The value of winning is imbedded deep in our culture. Coaches are lauded for how many wins they pocketed. When a college coach crosses a line into dark space and gets embroiled in scandal, as a form of punishment, the NCAA often strips them of coveted wins, and with an authoritative wave of the enforcement wand makes those hard-earned numbers disappear, as if they never happened. Wiping wins off their slate tarnishes success and places a stain on coaching legacy. Wins matter.

 I won a fair amount of games in 24 years. Does that, without more, make me successful as a coach? I am not so sure.

 Traditional success can come in smaller bites, like league titles, team scholastic awards, coaching awards and tournament wins. Banners on the gym walls count. No question, when I see my team banners on gym walls, whether for league titles or team scholastic achievement, I smile and, if I am with someone, point them out proudly. The coaching award I have is displayed in my home, and I have a framed picture of one of my teams celebrating a tough tournament win.

Do those items make me a successful coach? Perhaps—to some extent.

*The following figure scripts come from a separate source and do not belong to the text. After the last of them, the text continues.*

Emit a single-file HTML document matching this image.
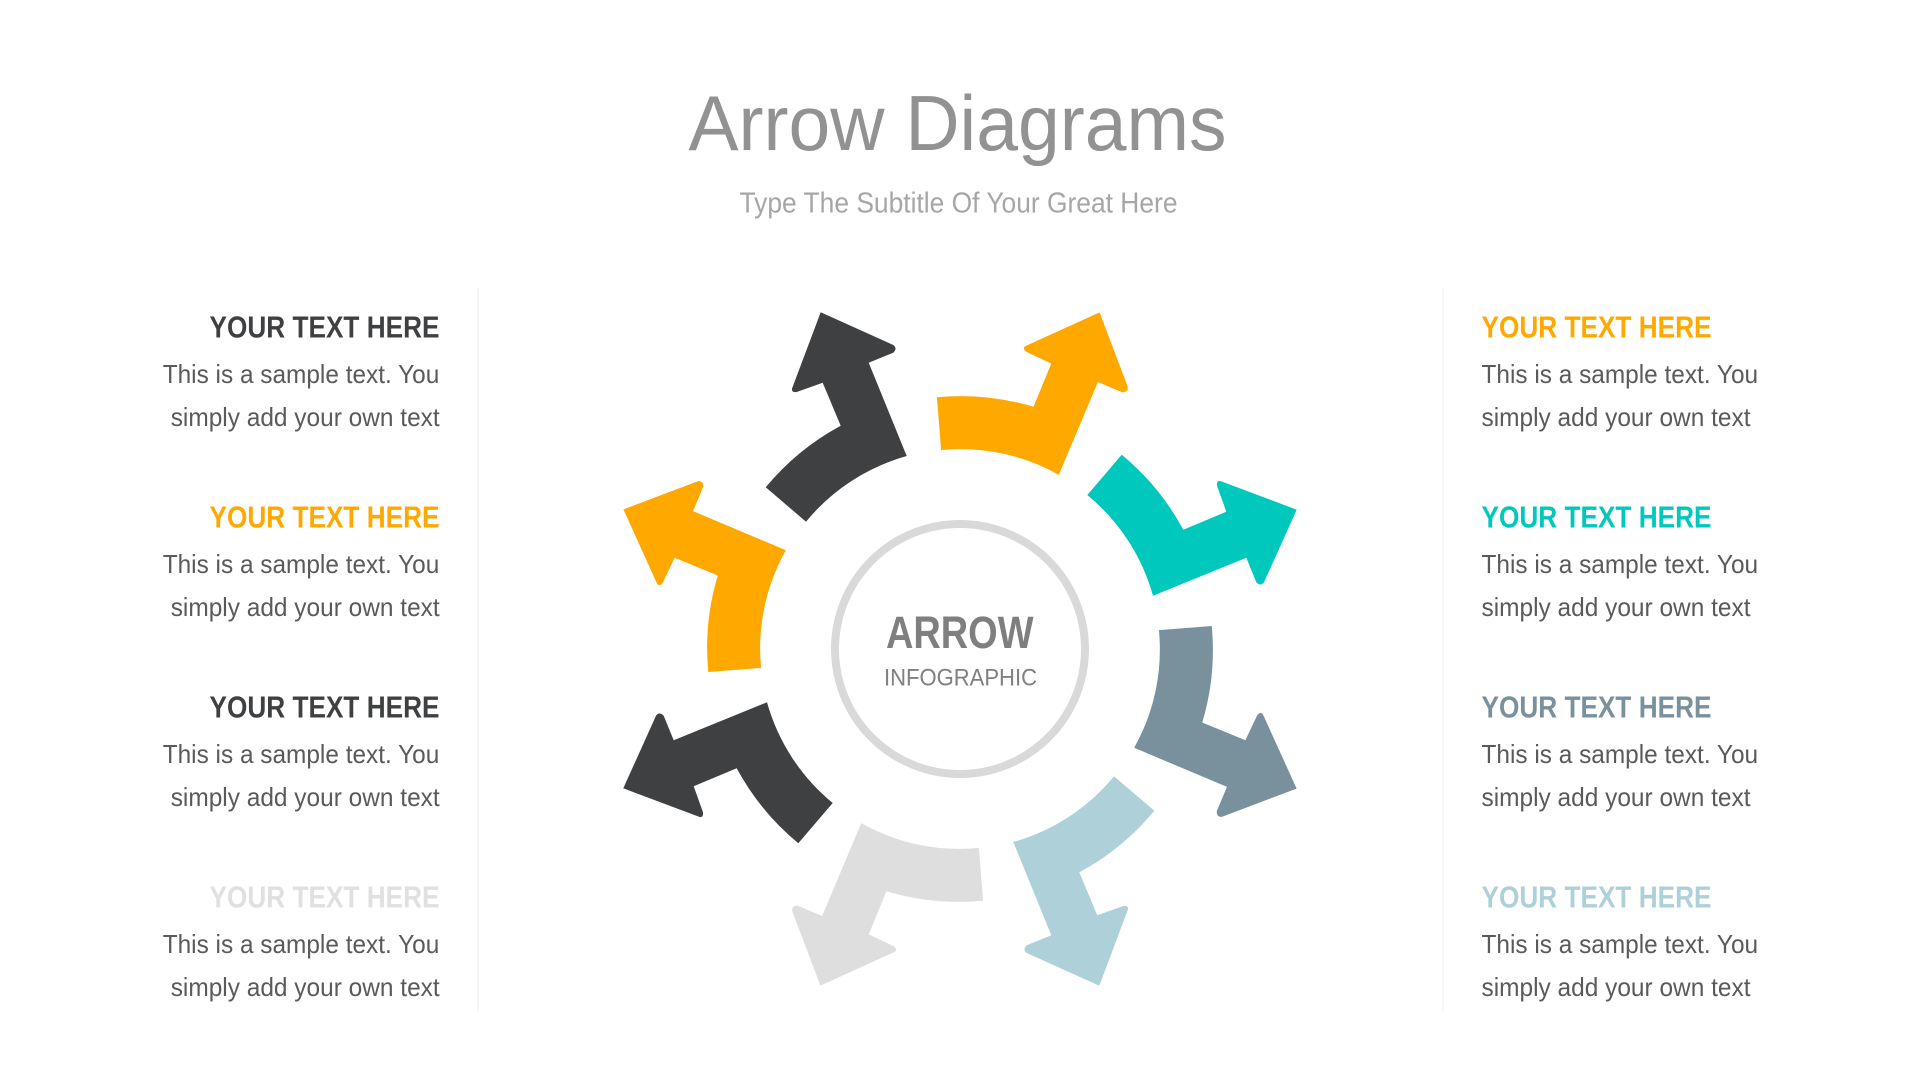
<!DOCTYPE html>
<html>
<head>
<meta charset="utf-8">
<title>Arrow Diagrams</title>
<style>
html,body{margin:0;padding:0;background:#fff;width:1920px;height:1080px;overflow:hidden}
svg{display:block}
text{font-family:"Liberation Sans",sans-serif}
.h{font-weight:bold;font-size:30.5px}
.b{font-size:26px;fill:#5a5a5a}
</style>
</head>
<body>
<svg width="1920" height="1080" viewBox="0 0 1920 1080" xmlns="http://www.w3.org/2000/svg">
<rect width="1920" height="1080" fill="#fff"/>

<text x="688.5" y="150" font-size="78" fill="#929292" textLength="538" lengthAdjust="spacingAndGlyphs">Arrow Diagrams</text>
<text x="739.5" y="212.4" font-size="28.5" fill="#a6a6a6" textLength="438" lengthAdjust="spacingAndGlyphs">Type The Subtitle Of Your Great Here</text>

<rect x="477" y="288" width="2" height="724" fill="#f7f7f7"/>
<rect x="1442" y="288" width="2" height="724" fill="#f7f7f7"/>

<g transform="translate(960 649)">
  <g id="arrows">
    <path transform="rotate(0)" fill="#3f4042" d="M-139.3-336.7L-66.7-304Q-62.3-300.7-66.7-296.3L-91.3-286.3L-53.3-193A200 200 0 0 0-154-127.3L-194.3-161.7A253 253 0 0 1-119.3-223.3L-137.3-266.3L-163.3-257Q-170-256.3-167.3-262.3Z"/>
    <path transform="rotate(45)" fill="#ffa800" d="M-139.3-336.7L-66.7-304Q-62.3-300.7-66.7-296.3L-91.3-286.3L-53.3-193A200 200 0 0 0-154-127.3L-194.3-161.7A253 253 0 0 1-119.3-223.3L-137.3-266.3L-163.3-257Q-170-256.3-167.3-262.3Z"/>
    <path transform="rotate(90)" fill="#00c8bc" d="M-139.3-336.7L-66.7-304Q-62.3-300.7-66.7-296.3L-91.3-286.3L-53.3-193A200 200 0 0 0-154-127.3L-194.3-161.7A253 253 0 0 1-119.3-223.3L-137.3-266.3L-163.3-257Q-170-256.3-167.3-262.3Z"/>
    <path transform="rotate(135)" fill="#78919d" d="M-139.3-336.7L-66.7-304Q-62.3-300.7-66.7-296.3L-91.3-286.3L-53.3-193A200 200 0 0 0-154-127.3L-194.3-161.7A253 253 0 0 1-119.3-223.3L-137.3-266.3L-163.3-257Q-170-256.3-167.3-262.3Z"/>
    <path transform="rotate(180)" fill="#aed1d9" d="M-139.3-336.7L-66.7-304Q-62.3-300.7-66.7-296.3L-91.3-286.3L-53.3-193A200 200 0 0 0-154-127.3L-194.3-161.7A253 253 0 0 1-119.3-223.3L-137.3-266.3L-163.3-257Q-170-256.3-167.3-262.3Z"/>
    <path transform="rotate(225)" fill="#dedede" d="M-139.3-336.7L-66.7-304Q-62.3-300.7-66.7-296.3L-91.3-286.3L-53.3-193A200 200 0 0 0-154-127.3L-194.3-161.7A253 253 0 0 1-119.3-223.3L-137.3-266.3L-163.3-257Q-170-256.3-167.3-262.3Z"/>
    <path transform="rotate(270)" fill="#3f4042" d="M-139.3-336.7L-66.7-304Q-62.3-300.7-66.7-296.3L-91.3-286.3L-53.3-193A200 200 0 0 0-154-127.3L-194.3-161.7A253 253 0 0 1-119.3-223.3L-137.3-266.3L-163.3-257Q-170-256.3-167.3-262.3Z"/>
    <path transform="rotate(315)" fill="#ffa800" d="M-139.3-336.7L-66.7-304Q-62.3-300.7-66.7-296.3L-91.3-286.3L-53.3-193A200 200 0 0 0-154-127.3L-194.3-161.7A253 253 0 0 1-119.3-223.3L-137.3-266.3L-163.3-257Q-170-256.3-167.3-262.3Z"/>
  </g>
  <circle r="125" fill="#fff" stroke="#d9d9d9" stroke-width="8"/>
</g>

<text x="886" y="648" font-size="45" font-weight="bold" fill="#7f7f7f" textLength="147.5" lengthAdjust="spacingAndGlyphs">ARROW</text>
<text x="884" y="685.7" font-size="24" fill="#808080" textLength="153" lengthAdjust="spacingAndGlyphs">INFOGRAPHIC</text>

<!-- Left column -->
<text class="h" x="209.5" y="337.7" fill="#3f4042" textLength="230" lengthAdjust="spacingAndGlyphs">YOUR TEXT HERE</text>
<text class="b" x="162.7" y="383" textLength="276.6" lengthAdjust="spacingAndGlyphs">This is a sample text. You</text>
<text class="b" x="170.7" y="426" textLength="269" lengthAdjust="spacingAndGlyphs">simply add your own text</text>

<text class="h" x="209.5" y="527.7" fill="#ffa800" textLength="230" lengthAdjust="spacingAndGlyphs">YOUR TEXT HERE</text>
<text class="b" x="162.7" y="573" textLength="276.6" lengthAdjust="spacingAndGlyphs">This is a sample text. You</text>
<text class="b" x="170.7" y="616" textLength="269" lengthAdjust="spacingAndGlyphs">simply add your own text</text>

<text class="h" x="209.5" y="717.7" fill="#3f4042" textLength="230" lengthAdjust="spacingAndGlyphs">YOUR TEXT HERE</text>
<text class="b" x="162.7" y="763" textLength="276.6" lengthAdjust="spacingAndGlyphs">This is a sample text. You</text>
<text class="b" x="170.7" y="806" textLength="269" lengthAdjust="spacingAndGlyphs">simply add your own text</text>

<text class="h" x="209.5" y="907.7" fill="#e0e0e0" textLength="230" lengthAdjust="spacingAndGlyphs">YOUR TEXT HERE</text>
<text class="b" x="162.7" y="953" textLength="276.6" lengthAdjust="spacingAndGlyphs">This is a sample text. You</text>
<text class="b" x="170.7" y="996" textLength="269" lengthAdjust="spacingAndGlyphs">simply add your own text</text>

<!-- Right column -->
<text class="h" x="1481.5" y="337.7" fill="#ffa800" textLength="230" lengthAdjust="spacingAndGlyphs">YOUR TEXT HERE</text>
<text class="b" x="1481.5" y="383" textLength="276.6" lengthAdjust="spacingAndGlyphs">This is a sample text. You</text>
<text class="b" x="1481.5" y="426" textLength="269" lengthAdjust="spacingAndGlyphs">simply add your own text</text>

<text class="h" x="1481.5" y="527.7" fill="#00c8bc" textLength="230" lengthAdjust="spacingAndGlyphs">YOUR TEXT HERE</text>
<text class="b" x="1481.5" y="573" textLength="276.6" lengthAdjust="spacingAndGlyphs">This is a sample text. You</text>
<text class="b" x="1481.5" y="616" textLength="269" lengthAdjust="spacingAndGlyphs">simply add your own text</text>

<text class="h" x="1481.5" y="717.7" fill="#78919d" textLength="230" lengthAdjust="spacingAndGlyphs">YOUR TEXT HERE</text>
<text class="b" x="1481.5" y="763" textLength="276.6" lengthAdjust="spacingAndGlyphs">This is a sample text. You</text>
<text class="b" x="1481.5" y="806" textLength="269" lengthAdjust="spacingAndGlyphs">simply add your own text</text>

<text class="h" x="1481.5" y="907.7" fill="#aed1d9" textLength="230" lengthAdjust="spacingAndGlyphs">YOUR TEXT HERE</text>
<text class="b" x="1481.5" y="953" textLength="276.6" lengthAdjust="spacingAndGlyphs">This is a sample text. You</text>
<text class="b" x="1481.5" y="996" textLength="269" lengthAdjust="spacingAndGlyphs">simply add your own text</text>
</svg>
</body>
</html>
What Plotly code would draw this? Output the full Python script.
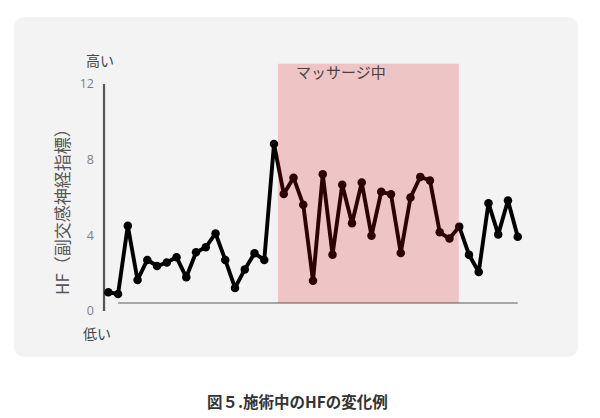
import plotly.graph_objects as go

# ---- data ----
measurement_index = list(range(43))
hf_values = [0.99, 0.9, 4.5, 1.64, 2.7, 2.38, 2.56, 2.84, 1.78, 3.1, 3.37, 4.1, 2.7,
             1.22, 2.2, 3.05, 2.7, 8.83, 6.19, 7.05, 5.62, 1.6, 7.23, 2.98, 6.67, 4.64,
             6.79, 3.98, 6.3, 6.17, 3.07, 6.0, 7.09, 6.9, 4.16, 3.83, 4.46, 2.98, 2.06,
             5.7, 4.05, 5.84, 3.92]
y_tick_vals = [0, 4, 8, 12]
y_tick_text = ["0", "4", "8", "12"]
massage_start = 17.4
massage_end = 35.95
massage_label = "マッサージ中"
y_title = "HF（副交感神経指標）"
high_label = "高い"
low_label = "低い"
caption = "図５.施術中のHFの変化例"

# ---- layout geometry (screen pixels; page body has an 8px margin) ----
OFF = 8
W, H = 592, 410
L, R, T, B = 87, 70, 52, 98
PW, PH = W - L - R, H - T - B
x_px0, x_step = 108.3 - OFF, 9.748
y_px0, y_step = 311.0 - OFF, 18.917
x_range = [-(x_px0 - L) / x_step, -(x_px0 - L) / x_step + PW / x_step]
y_range = [-(T + PH - y_px0) / y_step, (y_px0 - T) / y_step]


def px(xp):
    return (xp - OFF - L) / PW


def py(yp):
    return (T + PH - (yp - OFF)) / PH


JP = "Noto Sans CJK JP"

fig = go.Figure()
fig.add_trace(go.Scatter(
    x=measurement_index, y=hf_values, mode="lines+markers",
    line=dict(color="#000000", width=3.9),
    marker=dict(color="#000000", size=8.5),
    hoverinfo="skip", showlegend=False,
))

# rounded background panel
x0, x1, y0, y1 = px(14), px(578), py(357), py(17)
rx, ry = 12 / PW, 12 / PH
panel_path = (f"M {x0+rx},{y1} L {x1-rx},{y1} Q {x1},{y1} {x1},{y1-ry} "
              f"L {x1},{y0+ry} Q {x1},{y0} {x1-rx},{y0} L {x0+rx},{y0} "
              f"Q {x0},{y0} {x0},{y0+ry} L {x0},{y1-ry} Q {x0},{y1} {x0+rx},{y1} Z")

shapes = [
    dict(type="path", path=panel_path, xref="paper", yref="paper",
         fillcolor="#f3f3f3", line=dict(width=0), layer="below"),
    dict(type="line", xref="x", yref="y", x0=1, x1=42, y0=0.42, y1=0.42,
         line=dict(color="#8c8c8c", width=1.5), layer="below"),
    dict(type="line", xref="x", yref="y", x0=-0.44, x1=-0.44, y0=0, y1=12,
         line=dict(color="#555555", width=2.2), layer="below"),
    dict(type="rect", xref="x", yref="y", x0=massage_start, x1=massage_end,
         y0=0.42, y1=13.07, fillcolor="rgb(225,10,15)", opacity=0.2,
         line=dict(width=0), layer="above"),
]


def ann(text, xp, yp, size, color, angle=0):
    return dict(text=text, x=px(xp), y=py(yp), xref="paper", yref="paper",
                xanchor="center", yanchor="middle", textangle=angle,
                showarrow=False, font=dict(family=JP, size=size, color=color))


annotations = [
    ann(high_label, 100, 60, 14, "#444444"),
    ann(low_label, 97, 333, 14, "#444444"),
    ann(massage_label, 341, 72, 15, "#444444"),
    ann(y_title, 61, 208, 17, "#555555", -90),
    ann("<b>" + caption + "</b>", 297, 401, 15.5, "#333333"),
]

fig.update_layout(
    width=W, height=H,
    margin=dict(l=L, r=R, t=T, b=B, pad=0),
    paper_bgcolor="#ffffff", plot_bgcolor="rgba(0,0,0,0)",
    xaxis=dict(range=x_range, visible=False, fixedrange=True),
    yaxis=dict(range=y_range, tickvals=y_tick_vals, ticktext=y_tick_text,
               showgrid=False, zeroline=False, showline=False,
               tickfont=dict(family="Open Sans", size=12.5, color="#7f7f7f"),
               ticklabelstandoff=0, fixedrange=True),
    shapes=shapes, annotations=annotations,
)

fig.write_html("out.html")
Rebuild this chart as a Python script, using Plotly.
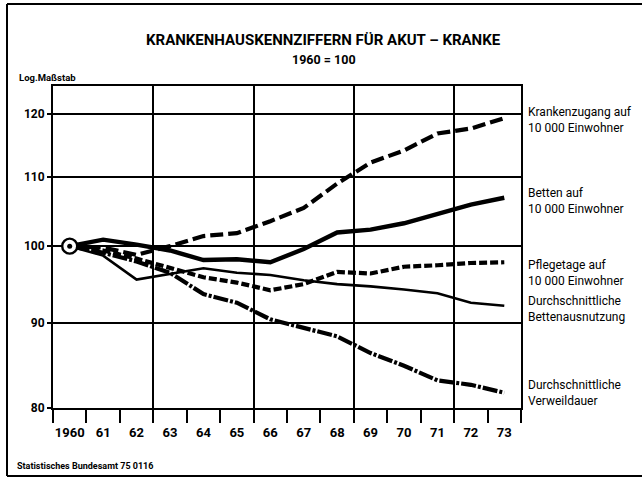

But there is another way to measure success, one that trumpets different values and principles, isn’t there? They can be expressed in many ways. Here are but a handful:

  • How many players did I help get on the right road to becoming budding young adults and teach skills and values to last a lifetime? Conversely, how many student-athletes did I fail to reach because I was consumed with other “more important” items on the program agenda?
  • Did I generally forge mutually respectful and productive working relationships with parents to better serve their children? Conversely, how many parents did I disdainfully dismiss as “helicopter” or meddlesome, which while perhaps true, didn’t mean I shouldn’t have been able to find a way to communicate effectively with them to better serve their child?
  • How much allegiance did I show to the athletic program expectations my athletic directors established for all sports at the school? Conversely, how often did I try to carve out an independent path because I was on a stubborn mission to do it my way?
  • Did I carefully balance coaching decisions to honor and keep in harmony program values and competitive pursuits? Conversely, how many coaching decisions did I make to win at the expense of an important program value, like discipline, team rules or character development?
  • Did I consistently model good behavior with referees and opposing coaches or did I sometimes let frustration skew my perspective, losing sight of the role model function of the coaching job?
  • In the day-to-day grind of each season, did I consistently maintain a laser-focus on what was best for each of my teams or did I sometimes slip and allow some moments to become more about me?
  • In the overall scheme of things, when asked what I thought about my teams, did I wax about competitive achievement and underachievement, the ups and downs of athletic performance in a given season, statistics or other traditional measures of accomplishment or did I provide an answer akin to how legendary football coach Amos Alonzo Stagg answered that question:

          “I’ll let you know in 20 years.”

Some might craft these questions differently. Others might add to the list. There are many ways to come at this. High school coaches and athletic directors care about their young charges. They want what is best for them. They might not always agree on how best to do their jobs or how to prioritize values. But their guiding mission is—or it seems should be—the same: how best to prepare the student-athlete for the long-term. If high school athletic programs produce well-rounded citizens, armed with a healthy share of life skills, adults overseeing and running athletic programs have succeeded, by any measure.